Çocukken rutin olarak yaşadığın bir ritüelin var mıydı? Sokaktaki çocuklarla oynamayı bırakamadığından annenin sana ye diye getirdiği tirit, hep tırmandığın bir erik ağacı ya da bunun gibi bir şey?
Yatmak istemediğimizde babam benle kardeşimi dürüm gibi yorgana sarardı, biz kaçmaya çalışırdık. Gerçekten Adana dürüm müydük, orası hapishaneydi biz mahkûm muyduk, konsept olarak neler dönüyordu hatırlamıyorum ama aşırı eğlenirdik… Sonra da uyurduk.
“Mehtap”
Cenk Erdoğan’ın dokunuşuyla birlikte iyice vurucu bir şarkıya dönüşen “Mehtap”, bir filmin finalinde çalacak olsaydı bunun hangi film olmasını isterdin? Neden?

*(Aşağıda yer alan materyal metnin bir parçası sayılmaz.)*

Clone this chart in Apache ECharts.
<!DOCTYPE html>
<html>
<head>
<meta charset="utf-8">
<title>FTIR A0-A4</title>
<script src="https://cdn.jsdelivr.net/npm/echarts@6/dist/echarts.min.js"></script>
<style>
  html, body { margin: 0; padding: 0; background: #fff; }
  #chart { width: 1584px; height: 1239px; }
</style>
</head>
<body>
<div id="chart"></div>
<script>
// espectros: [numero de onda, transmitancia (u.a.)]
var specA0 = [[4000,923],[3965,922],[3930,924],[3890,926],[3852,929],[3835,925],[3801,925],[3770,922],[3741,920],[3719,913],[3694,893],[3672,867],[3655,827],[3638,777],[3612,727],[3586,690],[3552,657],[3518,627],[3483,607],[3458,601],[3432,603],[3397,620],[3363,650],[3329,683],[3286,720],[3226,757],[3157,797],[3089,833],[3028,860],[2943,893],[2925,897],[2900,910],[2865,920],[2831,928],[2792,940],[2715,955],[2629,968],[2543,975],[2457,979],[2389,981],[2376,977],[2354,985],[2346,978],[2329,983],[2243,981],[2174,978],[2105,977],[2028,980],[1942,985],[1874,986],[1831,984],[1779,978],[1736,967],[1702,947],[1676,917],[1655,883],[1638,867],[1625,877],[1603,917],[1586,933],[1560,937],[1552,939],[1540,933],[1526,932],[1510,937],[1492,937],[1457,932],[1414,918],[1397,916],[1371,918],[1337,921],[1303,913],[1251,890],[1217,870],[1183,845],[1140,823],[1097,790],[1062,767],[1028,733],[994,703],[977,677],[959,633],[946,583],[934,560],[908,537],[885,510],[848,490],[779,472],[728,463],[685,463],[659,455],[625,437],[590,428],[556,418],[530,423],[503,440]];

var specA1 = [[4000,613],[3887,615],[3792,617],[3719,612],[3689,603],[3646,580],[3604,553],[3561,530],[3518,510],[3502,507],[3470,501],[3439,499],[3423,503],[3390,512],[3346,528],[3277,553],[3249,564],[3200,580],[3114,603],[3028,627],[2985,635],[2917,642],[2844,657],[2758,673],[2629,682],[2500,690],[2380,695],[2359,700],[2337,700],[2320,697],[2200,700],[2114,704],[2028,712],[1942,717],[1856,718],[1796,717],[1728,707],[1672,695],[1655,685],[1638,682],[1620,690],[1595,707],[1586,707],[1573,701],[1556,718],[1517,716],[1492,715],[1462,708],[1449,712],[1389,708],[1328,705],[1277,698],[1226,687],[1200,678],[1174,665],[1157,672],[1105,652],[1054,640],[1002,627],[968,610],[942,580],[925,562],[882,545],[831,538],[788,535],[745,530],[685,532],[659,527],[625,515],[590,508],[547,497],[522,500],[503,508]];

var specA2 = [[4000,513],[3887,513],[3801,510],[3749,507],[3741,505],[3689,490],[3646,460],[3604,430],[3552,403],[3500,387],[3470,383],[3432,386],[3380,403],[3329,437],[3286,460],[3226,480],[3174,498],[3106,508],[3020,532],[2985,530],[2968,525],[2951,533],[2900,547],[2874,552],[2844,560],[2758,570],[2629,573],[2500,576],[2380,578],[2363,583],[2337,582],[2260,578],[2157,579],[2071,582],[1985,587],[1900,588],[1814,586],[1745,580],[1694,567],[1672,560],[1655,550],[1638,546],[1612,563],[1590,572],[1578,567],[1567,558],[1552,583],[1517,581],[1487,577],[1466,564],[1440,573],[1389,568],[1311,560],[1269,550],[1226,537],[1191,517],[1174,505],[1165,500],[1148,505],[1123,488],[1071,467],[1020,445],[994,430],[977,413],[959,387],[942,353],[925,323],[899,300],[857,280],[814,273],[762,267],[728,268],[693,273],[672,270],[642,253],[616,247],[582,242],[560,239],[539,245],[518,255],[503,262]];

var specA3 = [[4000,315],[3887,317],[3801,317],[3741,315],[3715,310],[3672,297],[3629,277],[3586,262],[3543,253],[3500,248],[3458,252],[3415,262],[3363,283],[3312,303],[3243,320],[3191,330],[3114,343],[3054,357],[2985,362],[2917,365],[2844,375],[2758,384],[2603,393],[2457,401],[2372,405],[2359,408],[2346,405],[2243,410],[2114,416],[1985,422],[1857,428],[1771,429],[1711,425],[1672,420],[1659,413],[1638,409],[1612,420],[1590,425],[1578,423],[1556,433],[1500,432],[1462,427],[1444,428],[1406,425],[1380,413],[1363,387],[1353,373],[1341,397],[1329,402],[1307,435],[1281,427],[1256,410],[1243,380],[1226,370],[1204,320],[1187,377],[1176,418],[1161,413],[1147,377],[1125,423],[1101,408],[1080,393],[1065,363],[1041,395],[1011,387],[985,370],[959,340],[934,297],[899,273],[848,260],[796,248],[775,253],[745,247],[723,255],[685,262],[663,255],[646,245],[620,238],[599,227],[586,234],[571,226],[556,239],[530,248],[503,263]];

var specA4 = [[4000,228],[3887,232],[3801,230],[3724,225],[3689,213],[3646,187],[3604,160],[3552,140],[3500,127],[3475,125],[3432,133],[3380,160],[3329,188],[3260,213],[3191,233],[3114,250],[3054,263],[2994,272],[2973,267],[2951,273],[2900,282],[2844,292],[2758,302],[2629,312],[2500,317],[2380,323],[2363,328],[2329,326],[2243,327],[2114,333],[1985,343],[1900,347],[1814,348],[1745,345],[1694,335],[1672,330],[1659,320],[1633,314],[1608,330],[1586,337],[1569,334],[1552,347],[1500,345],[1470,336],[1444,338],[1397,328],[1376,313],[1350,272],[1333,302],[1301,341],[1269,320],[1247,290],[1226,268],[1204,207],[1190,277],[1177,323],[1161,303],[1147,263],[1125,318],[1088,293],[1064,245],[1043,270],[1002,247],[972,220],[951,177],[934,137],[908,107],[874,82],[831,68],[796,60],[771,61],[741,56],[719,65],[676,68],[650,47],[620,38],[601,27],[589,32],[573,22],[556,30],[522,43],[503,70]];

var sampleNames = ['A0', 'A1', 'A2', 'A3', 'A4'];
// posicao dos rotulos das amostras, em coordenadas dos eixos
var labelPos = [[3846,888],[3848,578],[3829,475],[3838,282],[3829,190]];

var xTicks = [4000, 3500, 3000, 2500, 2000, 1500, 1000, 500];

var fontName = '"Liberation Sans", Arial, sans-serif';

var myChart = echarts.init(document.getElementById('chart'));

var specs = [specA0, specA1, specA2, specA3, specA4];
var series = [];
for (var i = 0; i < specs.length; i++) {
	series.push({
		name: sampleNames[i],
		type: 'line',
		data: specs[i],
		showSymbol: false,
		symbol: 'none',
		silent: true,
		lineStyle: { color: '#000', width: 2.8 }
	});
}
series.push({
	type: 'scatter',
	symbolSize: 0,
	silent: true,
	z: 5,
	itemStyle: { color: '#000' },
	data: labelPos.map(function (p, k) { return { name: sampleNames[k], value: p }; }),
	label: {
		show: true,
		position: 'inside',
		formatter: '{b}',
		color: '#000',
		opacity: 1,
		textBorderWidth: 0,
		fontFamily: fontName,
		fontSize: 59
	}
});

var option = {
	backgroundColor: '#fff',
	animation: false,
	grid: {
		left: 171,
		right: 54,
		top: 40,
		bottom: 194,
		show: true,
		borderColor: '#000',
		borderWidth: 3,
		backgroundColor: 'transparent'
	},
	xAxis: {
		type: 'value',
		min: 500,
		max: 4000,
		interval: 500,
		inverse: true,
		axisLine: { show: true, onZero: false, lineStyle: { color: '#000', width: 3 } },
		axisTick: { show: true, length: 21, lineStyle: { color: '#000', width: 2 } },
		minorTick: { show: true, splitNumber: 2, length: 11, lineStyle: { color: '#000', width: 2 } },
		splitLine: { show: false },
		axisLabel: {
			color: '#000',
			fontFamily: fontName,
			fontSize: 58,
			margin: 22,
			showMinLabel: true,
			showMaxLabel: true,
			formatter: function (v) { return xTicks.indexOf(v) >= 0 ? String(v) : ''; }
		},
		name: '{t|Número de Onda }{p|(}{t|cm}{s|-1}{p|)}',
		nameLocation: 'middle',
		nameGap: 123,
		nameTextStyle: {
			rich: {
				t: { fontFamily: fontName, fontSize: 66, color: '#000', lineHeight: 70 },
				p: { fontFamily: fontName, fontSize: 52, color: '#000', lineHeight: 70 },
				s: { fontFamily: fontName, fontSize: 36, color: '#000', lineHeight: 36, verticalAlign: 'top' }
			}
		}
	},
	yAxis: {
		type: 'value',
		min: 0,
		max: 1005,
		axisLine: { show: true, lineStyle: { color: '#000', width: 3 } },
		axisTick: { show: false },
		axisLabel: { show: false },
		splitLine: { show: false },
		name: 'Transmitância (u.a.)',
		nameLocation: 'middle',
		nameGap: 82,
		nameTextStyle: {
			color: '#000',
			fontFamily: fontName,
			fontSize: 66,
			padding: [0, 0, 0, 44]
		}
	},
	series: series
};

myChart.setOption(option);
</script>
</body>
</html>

Fırat Ağıdı’nın yeri doldurulmaz tabii ama Eşkıya olsun isterdim… Sözel olarak oturmasa da şarkıdaki zaman durması tadındaki serzeniş, akabinde Cenk Erdoğan solistliğindeki havlu atmak ile karışık isyan hali filmin o efsane sahnesine oturdu kafamda.
“Ben Sana Hayran”
Aşk yüklü bu albümdeki parçaları hayatının nasıl tanımladığın bir döneminde, nasıl bir ortamda yazdın?
Beş altı senelik bir dönem aslında, “yetişkin” hayatımın yarısı sayılır. Sevmeyi öğrenirken büyümeme eşlik ettiler.
*Ahmet Ali Arslan’ın halk müziği ve klasik Türk müziği etkileşimlerine yer veren, kendi üslubunu durduğu yere ve bulunduğu zamana göre yaratan ve birçok değerli müzisyeni konuk eden ilk uzunçaları Günaşığı Şubat ayında Z Müzik/Kalan’dan yayınlandı.